The Raid on Cuxhaven, Christmas Day 1914.

The raid was a British ship-based air-raid on the Imperial German Navy at Cuxhaven mounted on Christmas Day, 1914.

Aircraft of the Royal Naval Air Service were carried to within striking distance by seaplane tenders of the Royal Navy, supported by both surface ships and submarines. The aircraft flew over the Cuxhaven area and dropped their bombs, causing damage to shore installations.

It was described at the time as an “air reconnaissance of the Heligoland Bight, including Cuxhaven, Heligoland and Wilhelmshaven … by naval seaplanes” during which “the opportunity was taken of attacking with bombs points of military importance” in northern Imperial Germany.

The story of the raid was thus told in the Admiralty announcement:

“On Friday, the 25th, German warships lying in Schillig Roads off Cuxhaven were attacked by 7 Naval seaplanes. The attack was delivered in daylight starting from a point in the vicinity of Heligoland. The seaplanes were escorted by a light cruiser and destroyer force, together with submarines. As soon as these ships were seen by the Germans at Heligoland, two Zeppelins, three or four hostile seaplanes and several submarines attacked them.

It was necessary for the British ships to stay in the neighbourhood in order to pick up the returning airmen, and a naval combat ensued between the most modern cruisers on one hand and the enemy’s aircraft and submarines on the other.

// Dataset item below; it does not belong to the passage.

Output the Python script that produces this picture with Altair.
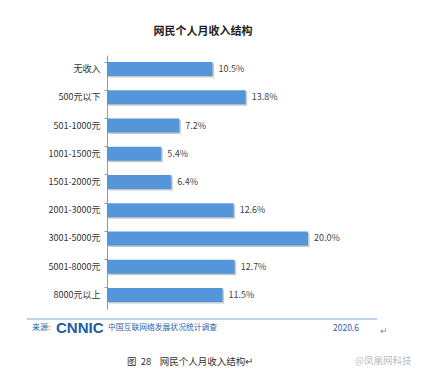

Flight Commander Hewlett of the Royal Naval Air Service (before the RAF was formed) almost colliding with a mast of a German warship during the air raid on Cuxhaven on Christmas Day 1914. Reproduction of a painting by John Bryan in Great War Deeds, a special panorama supplement produced by the Illustrated London News in 1915, featuring heroic actions of the First World War. Date: 1914

By swift manoeuvring, the enemy submarines were avoided and the two Zeppelins were easily put to flight by the guns of HMS Arethusa. (Flagship of Commodore R Y Tyrwhitt), HMS Undaunted and HMS Aurora. The enemy’s seaplanes succeeded in dropping their bombs near to our ships though without hitting any.

The British ships remained for 3 hours off the enemy’s coast without being molested by any surface vessel and safely embarked 3 out of the 7 airmen with their machines. Three other pilots which returned later were picked up by British submarines which were standing by, their machines being sunk.

The British airmen’s bombs were discharged on points of military significance doing great damage to the German base”.